Rebâtir une culture de la vie et de la découverte

Contrairement à ce que la grande majorité des gens pensent, il est tout à fait possible d’en finir avec cette culture mortifère. Elle n’est pas une fatalité. La culture n’est pas un simple produit de forces aveugles, qu’il s’agisse des caprices de la nature ou de « l’esprit du temps », comme on le disait au XIXe siècle.

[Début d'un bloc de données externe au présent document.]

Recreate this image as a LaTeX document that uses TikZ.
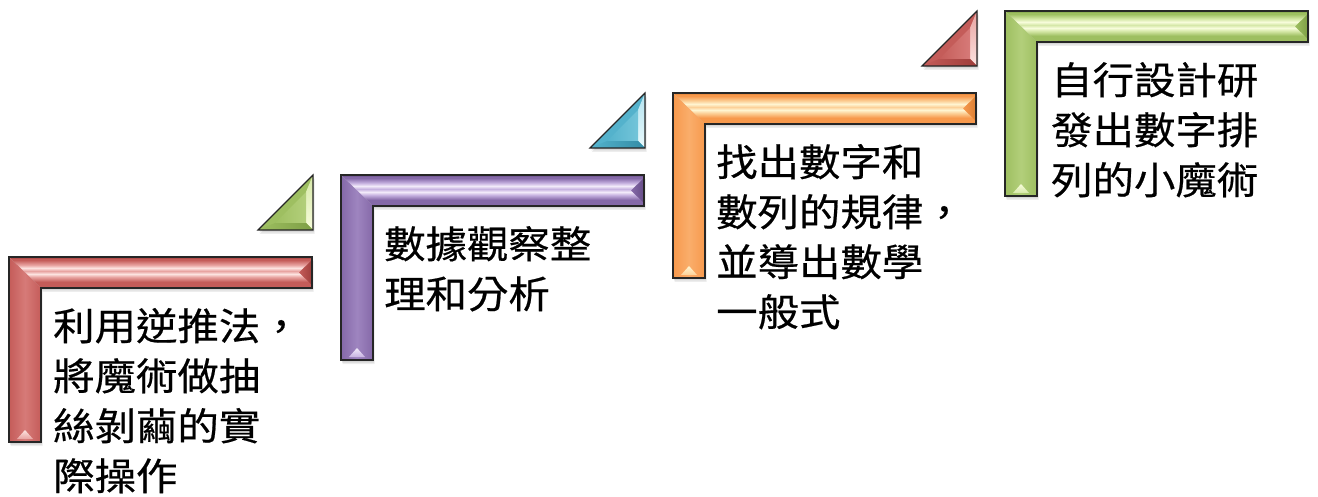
\documentclass[tikz,border=0pt]{standalone}
\usepackage{fontspec}
\usepackage{graphicx}
\newfontfamily\cjk[FakeBold=0.5]{Noto Sans CJK TC}
% red
\definecolor{rD}{rgb}{0.62,0.24,0.23}
\definecolor{rB}{rgb}{0.77,0.36,0.35}
\definecolor{rM}{rgb}{0.84,0.48,0.47}
\definecolor{rLt}{rgb}{0.91,0.64,0.63}
\definecolor{rW}{rgb}{0.99,0.89,0.88}
% purple
\definecolor{pD}{rgb}{0.40,0.30,0.53}
\definecolor{pB}{rgb}{0.52,0.41,0.66}
\definecolor{pM}{rgb}{0.62,0.52,0.75}
\definecolor{pLt}{rgb}{0.78,0.70,0.88}
\definecolor{pW}{rgb}{0.95,0.92,0.98}
% orange
\definecolor{oD}{rgb}{0.86,0.50,0.20}
\definecolor{oB}{rgb}{0.97,0.60,0.30}
\definecolor{oM}{rgb}{0.98,0.68,0.42}
\definecolor{oLt}{rgb}{0.99,0.82,0.60}
\definecolor{oW}{rgb}{1.00,0.96,0.82}
% green
\definecolor{gD}{rgb}{0.49,0.62,0.27}
\definecolor{gB}{rgb}{0.62,0.75,0.38}
\definecolor{gM}{rgb}{0.70,0.81,0.48}
\definecolor{gLt}{rgb}{0.84,0.91,0.66}
\definecolor{gW}{rgb}{0.97,0.99,0.86}
% blue
\definecolor{bD}{rgb}{0.20,0.55,0.65}
\definecolor{bB}{rgb}{0.33,0.70,0.80}
\definecolor{bM}{rgb}{0.45,0.77,0.85}
\definecolor{bLt}{rgb}{0.70,0.89,0.94}
\definecolor{bW}{rgb}{0.92,0.98,0.99}
\newcommand\declhbar[1]{%
\pgfdeclareverticalshading{hbar#1}{100bp}{color(0bp)=(#1D); color(25bp)=(#1D); color(28bp)=(#1B); color(35bp)=(#1B); color(42.7bp)=(#1Lt); color(47.6bp)=(#1W); color(52.4bp)=(#1Lt); color(57.3bp)=(#1W); color(62.1bp)=(#1Lt); color(70bp)=(#1B); color(72bp)=(#1B); color(75bp)=(#1D); color(100bp)=(#1D)}}
\declhbar{r}\declhbar{p}\declhbar{o}\declhbar{g}
\newcommand\stepshape[4]{% L, T, prefix, name
\begin{scope}[shift={(#1,#2)}]
  \foreach \s/\o in {1/0.10,2.5/0.09,4/0.07}{
    \fill[black,opacity=\o,shift={(0.4*\s,\s)}] (0,0) -- (303,0) -- (303,31) -- (32,31) -- (32,185) -- (0,185) -- cycle;}
  \begin{scope}
    \clip (0,0) -- (303,0) -- (303,31) -- (32,31) -- cycle;
    \shade[shading=hbar#3] (0,0) rectangle (303,31);
    \shade[left color=#3B, right color=#3D] (303,3) -- (290,15.5) -- (303,28) -- cycle;
  \end{scope}
  \begin{scope}
    \clip (0,0) -- (32,31) -- (32,185) -- (0,185) -- cycle;
    \shade[left color=#3B, right color=#3B, middle color=#3M] (0,0) rectangle (32,185);
    \shade[bottom color=#3Lt, top color=#3W] (8,182) -- (16,173) -- (24,182) -- cycle;
  \end{scope}
  \draw[outline] (0,0) -- (303,0) -- (303,31) -- (32,31) -- (32,185) -- (0,185) -- cycle;
  \coordinate (#4) at (0,0);
\end{scope}}
\newcommand\tristep[4]{% x0, y0, prefix, name
\begin{scope}[shift={(#1,#2)}]
  \foreach \s/\o in {1/0.10,2.5/0.09,4/0.07}{
    \fill[black,opacity=\o,shift={(0.4*\s,\s)}] (0,55) -- (55,55) -- (55,0) -- cycle;}
  \fill[#3B] (0,55) -- (55,55) -- (55,0) -- cycle;
  \shade[top color=#3Lt, bottom color=#3W] (55,0) -- (55,55) -- (48,48) -- (48,17) -- cycle;
  \shade[left color=#3B, right color=#3D] (0,55) -- (55,55) -- (48,48) -- (17,48) -- cycle;
  \shade[left color=#3B, right color=#3M] (17,48) -- (48,48) -- (48,17) -- cycle;
  \draw[outline] (0,55) -- (55,55) -- (55,0) -- cycle;
  \coordinate (#4) at (0,0);
\end{scope}}
\begin{document}
\begin{tikzpicture}[x=1pt,y=-1pt,
  outline/.style={draw=black!85,line width=1.1pt,line join=miter},
  label/.style={anchor=north west,inner sep=0pt,font=\cjk\fontsize{38}{50}\selectfont}]
\fill[white] (0,0) rectangle (1318,497);
\useasboundingbox (0,0) rectangle (1318,497);
% triangles
\tristep{258}{175}{g}{tri1}
\tristep{590}{93}{b}{tri2}
\tristep{922}{11}{r}{tri3}
% steps
\stepshape{9}{257}{r}{s1}
\stepshape{341}{175}{p}{s2}
\stepshape{673}{93}{o}{s3}
\stepshape{1005}{11}{g}{s4}
% texts
\node[label] (t1) at (53,305) {\scalebox{1.09}[1]{\begin{tabular}{@{}l@{}}利用逆推法，\\將魔術做抽\\絲剝繭的實\\際操作\end{tabular}}};
\node[label] (t2) at (384,223) {\scalebox{1.09}[1]{\begin{tabular}{@{}l@{}}數據觀察整\\理和分析\end{tabular}}};
\node[label] (t3) at (716,141) {\scalebox{1.09}[1]{\begin{tabular}{@{}l@{}}找出數字和\\數列的規律，\\並導出數學\\一般式\end{tabular}}};
\node[label] (t4) at (1051,59) {\scalebox{1.09}[1]{\begin{tabular}{@{}l@{}}自行設計研\\發出數字排\\列的小魔術\end{tabular}}};
\end{tikzpicture}
\end{document}
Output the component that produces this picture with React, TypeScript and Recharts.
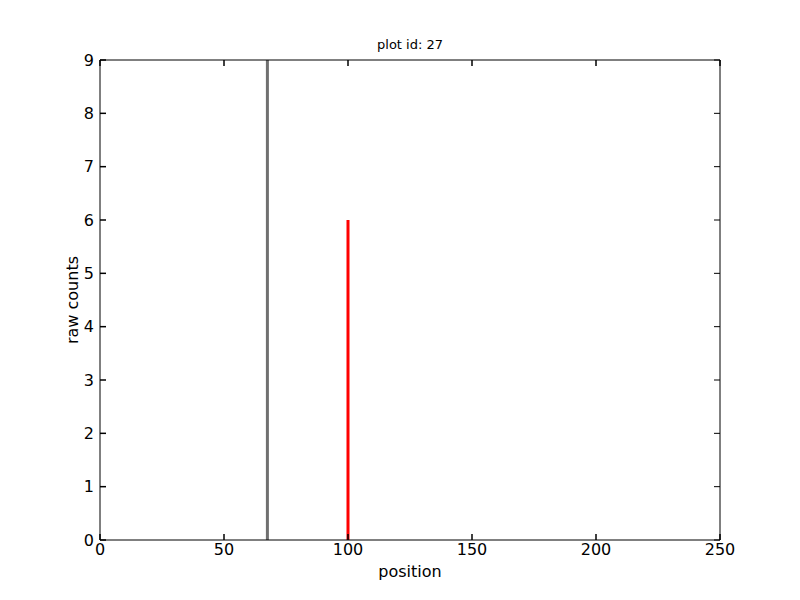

Dans son projet pour la présidentielle de 2017, Jacques Cheminade écrivait : « La culture, c’est l’esprit, l’intention qui anime une société. C’est tout ce qui concourt à la découverte de la vérité que la simple perception des sens ne nous permet pas d’appréhender. Mon but est de susciter l’environnement nécessaire pour que puisse apparaître une culture qui élève les êtres humains et non qui les abaisse, une culture qui s’adresse en eux à ce qu’il y a de proprement humain et de grand, et donc de créateur, et non à ce qu’il y a de bestial et de petit. Je dis bien ‘créer l’environnement’ et non imposer un modèle ou un contenu par injonction. Il s’agit d’arroser pour que poussent de belles plantes, parfois inattendues, et non de creuser des ornières ».

L’on ne pourra donc défaire cette culture de la mort qu’en élevant les populations américaines et européennes, en les faisant retrouver un sens de dignité et de fierté à travers la (re)découverte de notre histoire et en particulier de ce que celle-ci nous a laissé de plus beau en héritage. Les Nouvelles Routes de la soie lancées par la Chine de Xi Jinping en 2013 nous offrent une extraordinaire plate-forme pour le faire, car cela définit une base nouvelle pour les relations entre les nations, jetant à la poubelle la logique de pillage et de guerre qui a dominé la mondialisation financière jusqu’à aujourd’hui.